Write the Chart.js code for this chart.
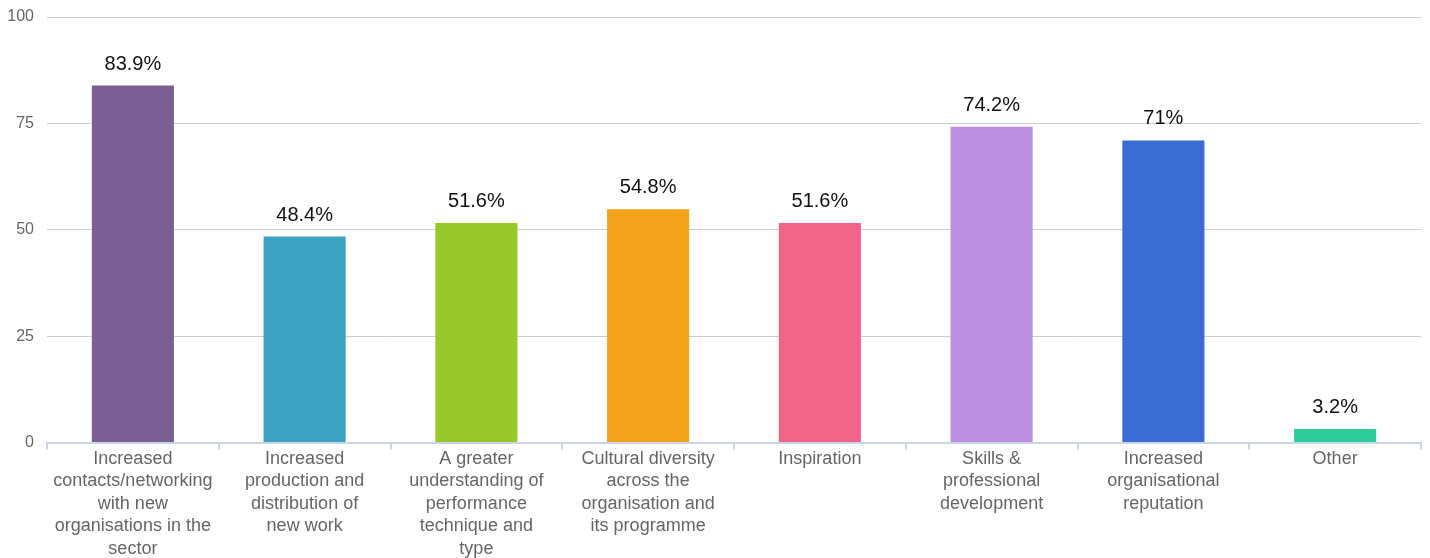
<!DOCTYPE html>
<html>
<head>
<meta charset="utf-8">
<script src="https://cdn.jsdelivr.net/npm/chart.js@4"></script>
<style>
  html, body { margin: 0; padding: 0; background: #fff; }
  #wrap { width: 1430px; height: 558px; position: relative; }
</style>
</head>
<body>
<div id="wrap"><canvas id="chart"></canvas></div>
<script>
labels = [
  ['Increased', 'contacts/networking', 'with new', 'organisations in the', 'sector'],
  ['Increased', 'production and', 'distribution of', 'new work'],
  ['A greater', 'understanding of', 'performance', 'technique and', 'type'],
  ['Cultural diversity', 'across the', 'organisation and', 'its programme'],
  ['Inspiration'],
  ['Skills &', 'professional', 'development'],
  ['Increased', 'organisational', 'reputation'],
  ['Other']
]
values = [83.9, 48.4, 51.6, 54.8, 51.6, 74.2, 71, 3.2]
colors = ['#7b5f93', '#3ea2c3', '#96c929', '#f4a31a', '#f06488', '#bd8fe0', '#3a6cd4', '#2ecc9b']
yTicks = [0, 25, 50, 75, 100]

// draws "83.9%" etc above each bar
valueLabels = {
  id: 'valueLabels',
  afterDatasetsDraw(chart) {
    const ctx = chart.ctx
    const meta = chart.getDatasetMeta(0)
    ctx.save()
    ctx.font = '20px "Liberation Sans", Arial, sans-serif'
    ctx.fillStyle = '#111'
    ctx.textAlign = 'center'
    ctx.textBaseline = 'alphabetic'
    meta.data.forEach((bar, i) => {
      ctx.fillText(values[i] + '%', bar.x, bar.y - 16)
    })
    ctx.restore()
  }
}

config = {
  type: 'bar',
  data: {
    labels,
    datasets: [{
      data: values,
      backgroundColor: colors,
      barPercentage: 0.478,
      categoryPercentage: 1
    }]
  },
  options: {
    responsive: true,
    maintainAspectRatio: false,
    animation: false,
    layout: { padding: { top: 17, right: 9, left: 0, bottom: 0 } },
    plugins: {
      legend: { display: false },
      tooltip: { enabled: false }
    },
    scales: {
      x: {
        grid: {
          offset: true,
          drawOnChartArea: false,
          drawTicks: true,
          tickLength: 7,
          color: '#c9d5e4',
          lineWidth: 2
        },
        border: { color: '#c9d5e4', width: 2 },
        ticks: {
          color: '#666',
          maxRotation: 0,
          autoSkip: false,
          padding: -2,
          font: { family: '"Liberation Sans", Arial, sans-serif', size: 18, lineHeight: 1.25 }
        }
      },
      y: {
        min: 0,
        max: 100,
        afterBuildTicks(axis) { axis.ticks = yTicks.map(v => ({ value: v })) },
        afterFit(axis) {
          axis.width = 47
          axis.paddingTop = 0
          axis.paddingBottom = 0
        },
        grid: { color: '#cccccc', drawTicks: false, lineWidth: 1 },
        border: { display: false },
        ticks: {
          color: '#666',
          padding: 13,
          font: { family: '"Liberation Sans", Arial, sans-serif', size: 16 }
        }
      }
    }
  },
  plugins: [valueLabels]
}

new Chart(document.getElementById('chart'), config)
</script>
</body>
</html>
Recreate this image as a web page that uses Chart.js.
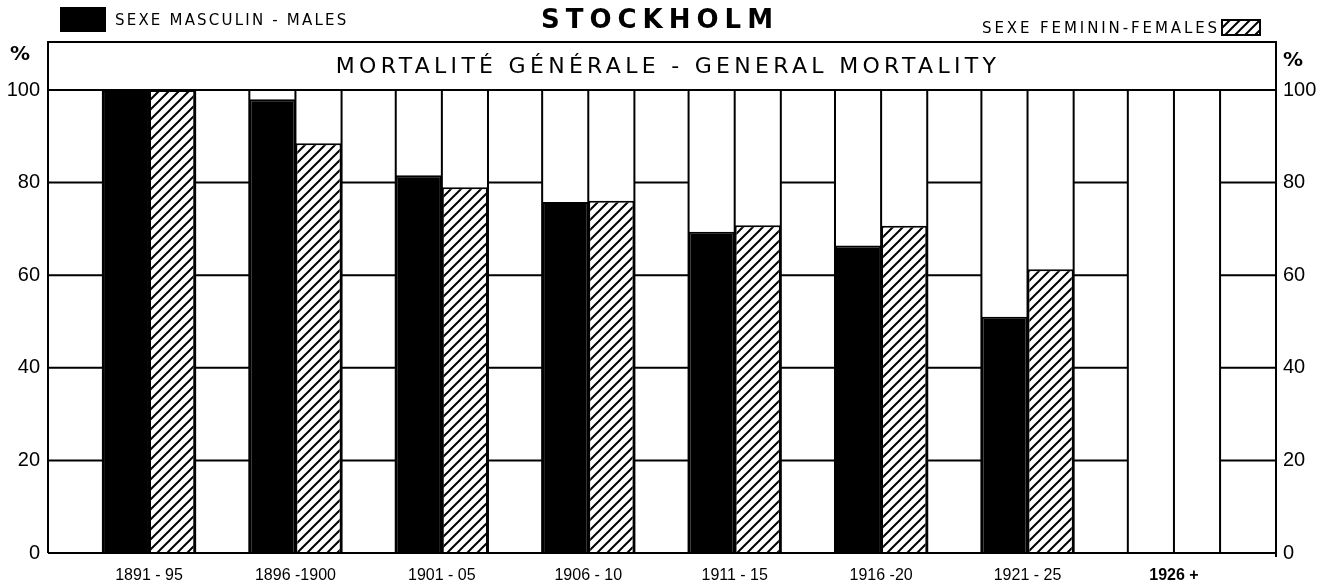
<!DOCTYPE html>
<html>
<head>
<meta charset="utf-8">
<script src="https://cdn.jsdelivr.net/npm/chart.js@4.4.1/dist/chart.umd.min.js"></script>
<style>
  html, body { margin: 0; padding: 0; background: #fff; }
  #wrap { width: 1320px; height: 588px; }
</style>
</head>
<body>
<div id="wrap"><canvas id="chart"></canvas></div>
<script>
// Stockholm - general mortality, % (males / females) by period
const periods = ['1891 - 95', '1896 -1900', '1901 - 05', '1906 - 10', '1911 - 15', '1916 -20', '1921 - 25', '1926 +'];
const males   = [100, 98, 81.6, 75.8, 69.4, 66.4, 51.0, null];
const females = [100, 88.5, 79.0, 76.1, 70.8, 70.7, 61.3, null];
const yTicks  = [0, 20, 40, 60, 80, 100];

const INK = '#000';
const groupShare = 0.63;   // part of each period taken by the two bars
const DIGITS = "'Liberation Sans Narrow', 'Liberation Sans', sans-serif";
const LETTERS = "'DejaVu Sans', sans-serif";

// diagonal hatch for the female bars
function hatch() {
    const c = document.createElement('canvas');
    c.width = 10; c.height = 10;
    const g = c.getContext('2d');
    g.fillStyle = '#fff';
    g.fillRect(0, 0, 10, 10);
    g.strokeStyle = INK;
    g.lineWidth = 2;
    g.beginPath();
    g.moveTo(-2, 12); g.lineTo(12, -2);
    g.moveTo(-7, 7);  g.lineTo(7, -7);
    g.moveTo(3, 17);  g.lineTo(17, 3);
    g.stroke();
    return g.createPattern(c, 'repeat');
}
const HATCH = hatch();

// column boundaries taken from the x scale
function columnEdges(x, a) {
    const all = [a.left];
    const gaps = [];
    let prev = a.left;
    periods.forEach((p, i) => {
        const c = x.getPixelForValue(i + 1);
        const half = (x.getPixelForValue(i + 2) - c) * groupShare / 2;
        gaps.push([prev, c - half]);
        all.push(c - half, c, c + half);
        prev = c + half;
    });
    gaps.push([prev, a.right]);
    all.push(a.right);
    return { all, gaps };
}

function spaced(ctx, px) {
    if ('letterSpacing' in ctx) ctx.letterSpacing = px + 'px';
}

const columnGrid = {
    id: 'columnGrid',
    beforeDatasetsDraw(chart) {
        const { ctx, chartArea: a, scales: { x, y } } = chart;
        const edges = columnEdges(x, a);
        ctx.save();
        ctx.strokeStyle = INK;
        ctx.lineWidth = 2;
        ctx.beginPath();
        edges.all.forEach(px => {
            ctx.moveTo(px, a.top);
            ctx.lineTo(px, a.bottom);
        });
        edges.gaps.forEach(([l, r]) => {
            yTicks.slice(1, -1).forEach(v => {
                const py = y.getPixelForValue(v);
                ctx.moveTo(l, py);
                ctx.lineTo(r, py);
            });
        });
        ctx.stroke();
        ctx.restore();
    },
    afterDraw(chart) {
        const { ctx, chartArea: a } = chart;
        const boxTop = 42;
        ctx.save();
        ctx.strokeStyle = INK;
        ctx.fillStyle = INK;
        ctx.lineWidth = 2;

        // frame + title box
        ctx.beginPath();
        ctx.moveTo(a.left, a.bottom); ctx.lineTo(a.left, boxTop);
        ctx.lineTo(a.right, boxTop); ctx.lineTo(a.right, a.bottom + 4);
        ctx.moveTo(a.left, a.top); ctx.lineTo(a.right, a.top);
        ctx.moveTo(a.left, a.bottom); ctx.lineTo(a.right, a.bottom);
        ctx.stroke();

        ctx.textBaseline = 'middle';

        // box caption
        ctx.textAlign = 'center';
        ctx.font = "22px " + LETTERS;
        spaced(ctx, 4.3);
        ctx.fillText('MORTALITÉ GÉNÉRALE - GENERAL MORTALITY', (a.left + a.right) / 2 + 6, 67);

        // city
        ctx.font = "bold 26px " + LETTERS;
        spaced(ctx, 6);
        ctx.fillText('STOCKHOLM', 660, 21);

        // legend: males
        ctx.textAlign = 'left';
        ctx.fillRect(60, 7, 46, 25);
        ctx.font = "15px " + LETTERS;
        spaced(ctx, 2.2);
        ctx.fillText('SEXE MASCULIN - MALES', 115, 21);

        // legend: females
        ctx.textAlign = 'right';
        spaced(ctx, 2.9);
        ctx.fillText('SEXE FEMININ-FEMALES', 1220, 29);
        ctx.fillStyle = HATCH;
        ctx.fillRect(1222, 20, 38, 15);
        ctx.strokeRect(1222, 20, 38, 15);

        // percent signs
        ctx.fillStyle = INK;
        spaced(ctx, 0);
        ctx.font = "bold 20px " + LETTERS;
        ctx.textAlign = 'center';
        ctx.fillText('%', 20, 55);
        ctx.fillText('%', 1293, 61);
        ctx.restore();
    }
};

const yTickOpts = {
    stepSize: 20,
    color: INK,
    font: { family: DIGITS, size: 20 }
};
const noGrid = { display: false, drawTicks: false, tickLength: 0 };

new Chart(document.getElementById('chart'), {
    type: 'bar',
    data: {
        datasets: [
            {
                label: 'SEXE MASCULIN - MALES',
                data: males.map((v, i) => ({ x: i + 1, y: v })),
                backgroundColor: INK,
                borderColor: INK,
                borderWidth: 2
            },
            {
                label: 'SEXE FEMININ-FEMALES',
                data: females.map((v, i) => ({ x: i + 1, y: v })),
                backgroundColor: HATCH,
                borderColor: INK,
                borderWidth: 2
            }
        ]
    },
    options: {
        responsive: true,
        maintainAspectRatio: false,
        animation: false,
        categoryPercentage: groupShare,
        barPercentage: 1,
        layout: { padding: { top: 90, left: 0, right: 0, bottom: 0 } },
        plugins: {
            legend: { display: false },
            tooltip: { enabled: false },
            title: { display: false }
        },
        scales: {
            x: {
                type: 'linear',
                offset: false,
                min: 0.31,
                max: 8.697,
                grid: noGrid,
                border: { display: false },
                afterFit: s => { s.height = 35; },
                ticks: {
                    stepSize: 1,
                    includeBounds: false,
                    autoSkip: false,
                    maxRotation: 0,
                    padding: 13,
                    color: INK,
                    font: c => ({
                        family: DIGITS,
                        size: 16,
                        weight: c.tick && c.tick.value === periods.length ? 'bold' : 'normal'
                    }),
                    callback: v => periods[v - 1] || ''
                }
            },
            y: {
                position: 'left',
                min: 0,
                max: 100,
                grid: noGrid,
                border: { display: false },
                afterFit: s => { s.width = 48; },
                ticks: { ...yTickOpts, padding: 8 }
            },
            y2: {
                position: 'right',
                min: 0,
                max: 100,
                grid: noGrid,
                border: { display: false },
                afterFit: s => { s.width = 44; },
                ticks: { ...yTickOpts, padding: 7 }
            }
        }
    },
    plugins: [columnGrid]
});
</script>
</body>
</html>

_AIM_.
Without the pictures, return the listing above from its first line through the line that has "yTicks = [0, 25, 50, 75, 100]".

_OUTPUT FOR THIS TASK_.
Write the Chart.js code for this chart.
<!DOCTYPE html>
<html>
<head>
<meta charset="utf-8">
<script src="https://cdn.jsdelivr.net/npm/chart.js@4"></script>
<style>
  html, body { margin: 0; padding: 0; background: #fff; }
  #wrap { width: 1430px; height: 558px; position: relative; }
</style>
</head>
<body>
<div id="wrap"><canvas id="chart"></canvas></div>
<script>
labels = [
  ['Increased', 'contacts/networking', 'with new', 'organisations in the', 'sector'],
  ['Increased', 'production and', 'distribution of', 'new work'],
  ['A greater', 'understanding of', 'performance', 'technique and', 'type'],
  ['Cultural diversity', 'across the', 'organisation and', 'its programme'],
  ['Inspiration'],
  ['Skills &', 'professional', 'development'],
  ['Increased', 'organisational', 'reputation'],
  ['Other']
]
values = [83.9, 48.4, 51.6, 54.8, 51.6, 74.2, 71, 3.2]
colors = ['#7b5f93', '#3ea2c3', '#96c929', '#f4a31a', '#f06488', '#bd8fe0', '#3a6cd4', '#2ecc9b']
yTicks = [0, 25, 50, 75, 100]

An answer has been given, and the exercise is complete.